When a team and player choose to do a new deal with one year remaining, the team is usually seeking a discount to the free agent comps signed in the same year. Therefore, if I have a Pro Bowl lineman looking to strike a new deal in July of his last year (technically called an extension), the team is often looking for a 10- to 20-percent discount from free-agent contracts. Players and agents are looking to match free-agents deals but are willing to settle for 5- to 10-percent discounts. The small percentage difference in philosophy and expectations will still prohibit many deals from getting done.

For me, I’ve done some deals in August and even during the season, but the discount was usually thrown out.


As an agent representing a player who’s about to hit free agency, you want every team to feel it has a shot to sign your client. You want to put out a wide range of numbers so that the rich and the poor have a shot. So I might say, “I’m pricing Player X at $25 million to $35 million over five years with $9-$14 million guaranteed.” Or I may say, “I want him in the top five at his position.” The more teams I have in the hunt, the better my chances to raise the market for my client.


As my clients hit the doorstep of free agency, teams begin jockeying for position to be first in line for a visit. They know that most young guys are impressionable and vulnerable, that they can’t handle the pressure and sales tactics that teams throw at them. Many players break after their first or second visit. As a result, agents often send a player to the team they feel will most likely shell out the most dough for their client. Sometimes, the deal gets done before the player lands in the first city.

If you’re one of the teams that’s scheduled for the second or third visit, you don’t wait and hope the player makes it. Those teams know the first team is going to try to close the player before he leaves the building, so they start piling money on your plate. This is advantageous since you can get an idea of the market for your player before he hits the ground.

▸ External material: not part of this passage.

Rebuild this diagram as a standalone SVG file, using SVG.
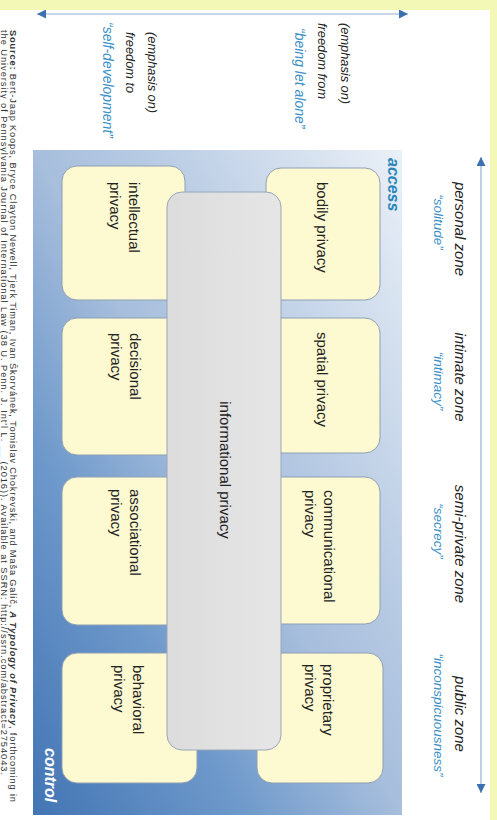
<svg xmlns="http://www.w3.org/2000/svg" width="497" height="820" viewBox="0 0 497 820">
<defs>
  <linearGradient id="blueGrad" x1="0" y1="0" x2="1" y2="1">
    <stop offset="0" stop-color="#eaf0f7"/>
    <stop offset="0.375" stop-color="#b4c8e2"/>
    <stop offset="0.5" stop-color="#a7bedc"/>
    <stop offset="0.72" stop-color="#6d98ca"/>
    <stop offset="1" stop-color="#4375b4"/>
  </linearGradient>
  <linearGradient id="grayGrad" x1="0" y1="0" x2="0" y2="1">
    <stop offset="0" stop-color="#e6e6e6"/>
    <stop offset="1" stop-color="#dcdcdc"/>
  </linearGradient>
  <marker id="ah" viewBox="0 0 10 10" refX="10" refY="5" markerWidth="12" markerHeight="9" markerUnits="userSpaceOnUse" orient="auto-start-reverse">
    <path d="M0,0 L10,5 L0,10 z" fill="#3b70b2"/>
  </marker>
</defs>
<style>
  .box{fill:#fdf9d0;stroke:#8f9fb5;stroke-width:1}
  .info{fill:url(#grayGrad);stroke:#9aa6b6;stroke-width:1}
  .t{font-family:"Liberation Sans",Arial,sans-serif;font-size:15px;fill:#222}
  .zone{font-family:"Liberation Sans",Arial,sans-serif;font-size:15px;font-style:italic;fill:#222}
  .quote{font-family:"Liberation Sans",Arial,sans-serif;font-size:13.5px;font-style:italic;fill:#3b8fc8}
  .lbl{font-family:"Liberation Sans",Arial,sans-serif;font-size:12.8px;font-style:italic;fill:#222}
  .axis{font-family:"Liberation Sans",Arial,sans-serif;font-size:16px;font-style:italic;font-weight:bold}
  .src{font-family:"Liberation Sans",Arial,sans-serif;font-size:9.3px;fill:#333}
  .conn{fill:none;stroke:#8fb0cf;stroke-width:1.2;marker-start:url(#ah);marker-end:url(#ah)}
</style>
<rect width="497" height="820" fill="#f4f8b6"/>
<g transform="translate(497,0) rotate(90)">
  <rect x="10" y="7" width="815" height="495" fill="#ffffff"/>
  <rect id="field" x="150" y="95" width="665" height="369" fill="url(#blueGrad)"/>

  <g id="connectors">
    <line class="conn" x1="14" y1="460" x2="14" y2="89"/>
    <line class="conn" x1="157" y1="16" x2="793" y2="16"/>
  </g>

  <g id="zones">
    <text class="zone" x="229" y="42.5" text-anchor="middle">personal zone</text>
    <text class="quote" x="222" y="63" text-anchor="middle">“solitude”</text>
    <text class="zone" x="377" y="42.5" text-anchor="middle">intimate zone</text>
    <text class="quote" x="381" y="63" text-anchor="middle">“intimacy”</text>
    <text class="zone" x="544" y="42.5" text-anchor="middle">semi-private zone</text>
    <text class="quote" x="531" y="63" text-anchor="middle">“secrecy”</text>
    <text class="zone" x="714" y="42.5" text-anchor="middle">public zone</text>
    <text class="quote" x="715" y="63" text-anchor="middle">“inconspicuousness”</text>
  </g>

  <g id="freedom-from">
    <text class="lbl" x="23" y="156.5">(emphasis on)</text>
    <text class="lbl" x="23" y="179">freedom from</text>
    <text class="quote" x="28" y="202.5" style="font-size:14px">“being let alone”</text>
  </g>
  <g id="freedom-to">
    <text class="lbl" x="32" y="349.5">(emphasis on)</text>
    <text class="lbl" x="32" y="371.5">freedom to</text>
    <text class="quote" x="22" y="394.5" style="font-size:14px">“self-development”</text>
  </g>

  <text id="access" class="axis" x="158" y="109" fill="#2a86b8">access</text>
  <text id="control" class="axis" x="748" y="452" fill="#ffffff">control</text>

  <g id="bodily">
    <rect class="box" x="168" y="117" width="132" height="114" rx="15"/>
    <text class="t" x="182" y="180">bodily privacy</text>
  </g>
  <g id="spatial">
    <rect class="box" x="318" y="117" width="135" height="114" rx="15"/>
    <text class="t" x="332" y="180">spatial privacy</text>
  </g>
  <g id="communicational">
    <rect class="box" x="477" y="117" width="147" height="114" rx="15"/>
    <text class="t" x="490" y="173">communicational<tspan x="490" y="192">privacy</tspan></text>
  </g>
  <g id="proprietary">
    <rect class="box" x="653" y="114" width="130" height="126" rx="15"/>
    <text class="t" x="664" y="174">proprietary<tspan x="664" y="192">privacy</tspan></text>
  </g>
  <g id="intellectual">
    <rect class="box" x="166" y="312" width="134" height="123" rx="15"/>
    <text class="t" x="182" y="368">intellectual<tspan x="182" y="387">privacy</tspan></text>
  </g>
  <g id="decisional">
    <rect class="box" x="318" y="312" width="137" height="123" rx="15"/>
    <text class="t" x="333" y="367">decisional<tspan x="333" y="386">privacy</tspan></text>
  </g>
  <g id="associational">
    <rect class="box" x="477" y="312" width="148" height="123" rx="15"/>
    <text class="t" x="489" y="367">associational<tspan x="489" y="386">privacy</tspan></text>
  </g>
  <g id="behavioral">
    <rect class="box" x="653" y="300" width="130" height="135" rx="15"/>
    <text class="t" x="665" y="364">behavioral<tspan x="665" y="383">privacy</tspan></text>
  </g>

  <g id="informational">
    <rect class="info" x="192" y="216" width="558" height="114" rx="15"/>
    <text class="t" x="470" y="277" text-anchor="middle">informational privacy</text>
  </g>

  <g id="source">
    <text class="src" x="30" y="487" textLength="772" lengthAdjust="spacing"><tspan font-weight="bold">Source:</tspan> Bert-Jaap Koops, Bryce Clayton Newell, Tjerk Timan, Ivan Škorvánek, Tomislav Chokrevski, and Maša Galič, <tspan font-weight="bold" font-style="italic">A Typology of Privacy</tspan>, forthcoming in</text>
    <text class="src" x="30" y="496" textLength="745" lengthAdjust="spacing">the University of Pennsylvania Journal of International Law (38 U. Penn. J. Int'l L. __ (2016)). Available at SSRN: http://ssrn.com/abstract=2754043.</text>
  </g>
</g>
</svg>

If you do send a player to visit a second team, usually directly from the first visit, you had better be prepared to lose team No. 1, which is likely to move on to its second option. However, once your client begins to head out the door, that’s when team No. 1 really steps it up and makes its best offer. It’s also the time when team No. 2 may also step it up for fear your client won’t get out of the building without a deal.


If your client makes it to a third visit and beyond, you either have a very hot free agent or you like playing the game of musical chairs. In musical chairs, there is always someone who loses his seat when the music stops. In the game of free agency, you may have priced and visited yourself out of the marketplace and find yourself desperately grasping for air — or minimum or below-market deals.


When free agency started in the early 1990s, it was a slow and awkward process because it was unknown to players, agents and teams. It wasn’t unheard for a decent free agent to have up to 10 visits and complete all of them before making a decision. The period of the late ‘90s and early 2000s led to the building of many off-stadium practice facilities, which can often help to recruit free agents.

If an agent gave his word to a team that his player wouldn’t sign with anyone until completing all of his scheduled visits, he had better keep it. Many agents promised teams that they’d be given a fair chance to sign the player, only to discover later – via the media – that a deal was already done with team No. 2 and the player wasn’t coming. Those agents were usually ostracized by old-school GMs.

Sooner or later, teams start talking to agents before the year-end deadline, sometimes as early as November or December. Then agents start setting markets for their players by January and February. In today’s market, by the time free agency rolls around, most deals are already done.

Many agents don’t even bother scheduling visits anymore. They believe that sequestering their player makes every team in the hunt feel insecure and out of the loop about which direction the player is heading. The agent keeps his three or four phone lines going like an auctioneer and closes the deal to the highest bidder. Unfortunately for the teams that play by the rules or have passive GMs, they never really get in the game.